New Site Update: Them YouTube clips below will totally not work. Not sure who’s to blame, MLB or the Rocket. In either case, this post is provided for historical purposesĀ  only.

When I was an MFA student, one of my workshop leaders, a writer of some renown (brag), told me that villains must be understood. Our class was wondering out loud if there could ever be a Great Bush Era Novel. He said that if such a novel were ever written, it couldn’t be an angry screed or political tract.

Even if you were no fan of George W. Bush (which I doubt anyone in the room was), your book couldn’t succeed on blind hatred.
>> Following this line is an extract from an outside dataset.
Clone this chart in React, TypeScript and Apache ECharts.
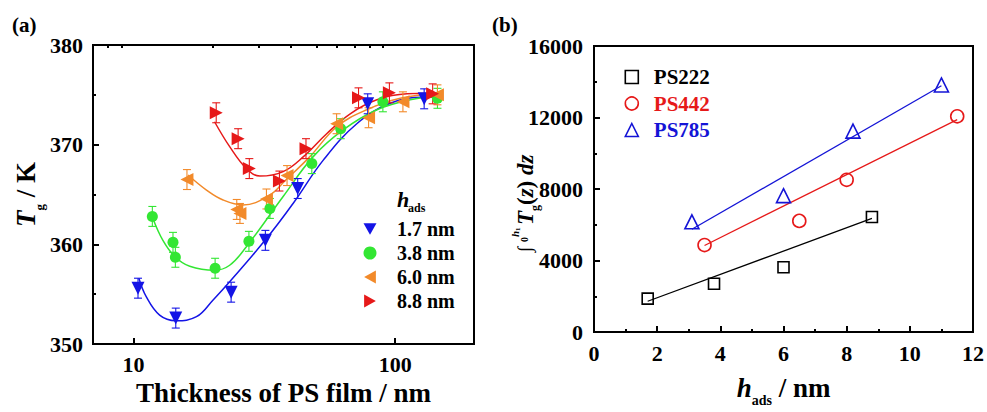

You could not portray Bush as a mustache-twirling Snidely Whiplash-type, or an incurious dolt. For such a book to work, he said, you would have to find some way to sympathize with him. Anything less would both fail as fiction and
trivialize an entire administration.

That doesn’t mean pardoning or condoning The Evil That Men Do. But villains in black hats are boring. Gray is much better, if scarier, because it makes us realize that given the right circumstances, virtually anyone can find themselves doing unspeakable things.

I dredge this up in the wake of the Roger Clemens debacle. Anyone who reads this site should know my feelings on the Rocket. I’ve poked him with a stick once or twice. Several times, in fact. In my mental Hall of Infamy, he’s one of a very select group of people I’d like to go away and never see again. If he became a hermit and lived out the rest of his days in a cave somewhere, I wouldn’t shed a tear.